I’ve recently heard on TV that the highest recorded temperature in the United States was 138 degrees in some desert.  In our tents one afternoon our corpsmen came out and measured the surface temperature (August) at 144 degrees.  It was so hot that a flock of Roadrunners that stumbled into our camp, lined up on the narrow shadow of a telephone pole.  The next photo is what it looks like during a sandstorm.  You hunker down and check the tent ropes.  Our floor was sand.  Nothing was pre-fab.  Cots were wooden because the metal ones always got too hot.  After a week someone hauled in a rubber water bladder for showers and it’s hard taking a shower in a wooden pallet.  Girls were being added to USMC combat units and they always showered first.  There was a lot of volunteering for shower tent guard duty all of a sudden.  Across from our tent was the Colonel’s big water bag hanging on a tripod.  One rebel among us soaked his cover in the sacred object before he starched it (the cover).  We bought our little ones at the Exchange.  They were canvas with a cork stopper and looked like a purse.

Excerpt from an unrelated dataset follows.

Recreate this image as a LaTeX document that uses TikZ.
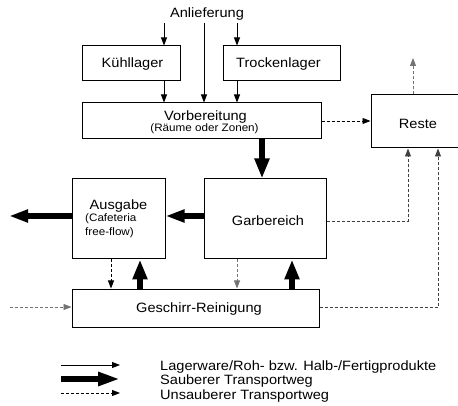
\documentclass[tikz,border=0pt]{standalone}
\usepackage{fontspec}
\setmainfont{Liberation Sans}[FakeStretch=1.08]
\usetikzlibrary{arrows.meta,calc}
\begin{document}
\begin{tikzpicture}[x=1pt,y=-1pt,
  box/.style={draw,line width=1pt,inner sep=0pt},
  lab/.style={font=\fontsize{13.5}{16}\selectfont,inner sep=0pt},
  small/.style={font=\fontsize{10.8}{13}\selectfont,inner sep=0pt},
  prod/.style={line width=0.9pt,-{Triangle[length=8pt,width=6pt]}},
  cleanv/.style={line width=6pt,-{Triangle[length=20pt,width=14pt]}},
  cleanh/.style={line width=6pt,-{Triangle[length=19pt,width=12pt]}},
  dirty/.style={line width=0.9pt,dash pattern=on 3pt off 2pt,-{Triangle[length=8pt,width=6pt]}},
  grey/.style={draw=black!55,color=black!55},
]
\useasboundingbox (0,0) rectangle (458,406);

% boxes
\node[box,minimum width=98pt,minimum height=35pt] (kuehl) at (131,63.5) {};
\node[box,minimum width=117pt,minimum height=35pt] (trock) at (281.5,63.5) {};
\node[box,minimum width=239pt,minimum height=36pt] (vorb) at (201.5,121) {};
\node[box,minimum width=92pt,minimum height=53pt] (reste) at (417,121.5) {};
\node[box,minimum width=93pt,minimum height=80pt] (ausg) at (118.5,219) {};
\node[box,minimum width=122pt,minimum height=80pt] (garb) at (265,219) {};
\node[box,minimum width=247pt,minimum height=38pt] (gesch) at (195.5,308) {};

% texts
\node[lab] (tanl) at (207,14) {Anlieferung};
\node[lab] (tkuehl) at (132.5,64) {Kühllager};
\node[lab] (ttrock) at (278.5,64) {Trockenlager};
\node[lab] (tvorb) at (205.5,117) {Vorbereitung};
\node[small] (tvorb2) at (204.5,128.5) {(Räume oder Zonen)};
\node[lab] (treste) at (418,124) {Reste};
\node[lab] (tausg) at (118.5,206) {Ausgabe};
\node[small,anchor=west] (tausg2) at (85,219) {(Cafeteria};
\node[small,anchor=west] (tausg3) at (85,233) {free-flow)};
\node[lab] (tgarb) at (268,221) {Garbereich};
\node[lab] (tgesch) at (199,309) {Geschirr-Reinigung};

% delivery arrows
\coordinate (a1) at (164,23);
\coordinate (a2) at (204,23);
\coordinate (a3) at (237,23);
\draw[prod] (a1) -- (a1 |- kuehl.north);
\draw[prod] (a2) -- (a2 |- vorb.north);
\draw[prod] (a3) -- (a3 |- trock.north);
\draw[prod] (a1 |- kuehl.south) -- (a1 |- vorb.north);
\draw[prod] (a3 |- trock.south) -- (a3 |- vorb.north);

% Vorbereitung -> Reste
\draw[dirty] (vorb.east) -- (vorb.east -| reste.west);
\coordinate (rup) at (413,58);
\draw[dirty,grey] (rup |- reste.north) -- (rup);

% clean transport
\coordinate (vx) at (262,0);
\draw[cleanv] (vx |- vorb.south) -- (vx |- garb.north);
\coordinate (hy) at (0,216);
\draw[cleanh] (garb.west |- hy) -- (ausg.east |- hy);
\coordinate (out) at (9,216);
\draw[cleanh] (ausg.west |- out) -- (out);
\coordinate (v2) at (140,0);
\draw[cleanv] (v2 |- gesch.north) -- (v2 |- ausg.south);
\coordinate (v4) at (292,0);
\draw[cleanv] (v4 |- gesch.north) -- (v4 |- garb.south);

% dirty transport
\coordinate (v1) at (111,0);
\draw[dirty] (v1 |- ausg.south) -- (v1 |- gesch.north);
\coordinate (v3) at (237,0);
\draw[dirty,grey] (v3 |- garb.south) -- (v3 |- gesch.north);
\coordinate (r1) at (408,221);
\draw[dirty,draw=black!75,color=black!75] (garb.east |- r1) -- (r1) -- (r1 |- reste.south);
\coordinate (r2) at (438,307);
\draw[dirty,draw=black!75,color=black!75] (gesch.east |- r2) -- (r2) -- (r2 |- reste.south);
\coordinate (in) at (10,307);
\draw[dirty,grey] (in) -- (in -| gesch.west);

% legend
\coordinate (l1a) at (61,365); \coordinate (l1b) at (120,365);
\coordinate (l2a) at (61,379); \coordinate (l2b) at (120,379);
\coordinate (l3a) at (61,393); \coordinate (l3b) at (120,393);
\draw[prod] (l1a) -- (l1b);
\draw[line width=6pt,-{Triangle[length=22pt,width=13pt]}] (l2a) -- (l2b);
\draw[dirty] (l3a) -- (l3b);
\node[lab,anchor=west] (leg1) at (160,367) {Lagerware/Roh- bzw. Halb-/Fertigprodukte};
\node[lab,anchor=west] (leg2) at (160,381) {Sauberer Transportweg};
\node[lab,anchor=west] (leg3) at (160,396) {Unsauberer Transportweg};
\end{tikzpicture}
\end{document}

The last photo is dawn at 29 Palms shortly before another sand storm coming in from the East.  In the distance are the mountains above the valley where the exercise was going to take place.  Closer are the cement pads supporting water pipes for shaving and washing.   The little white shacks were used for another purpose.  I was always amazed at how long some Marines would stay in them to avoid a work detail (officers too).  The trick is to bring a big cigar.  Note the M-60 tank with its turret turned backwards moving north.  It was part of the positioning up the valleys for that particular battalion’s exercise the next day.  I really mean “all” the unit’s equipment including 155mm SP howitzers, jeeps, trucks, and even Bradleys that were new at the time.  Bradleys had little respect because they were lightly armored and were yet to be proven.  We had Israeli advisers.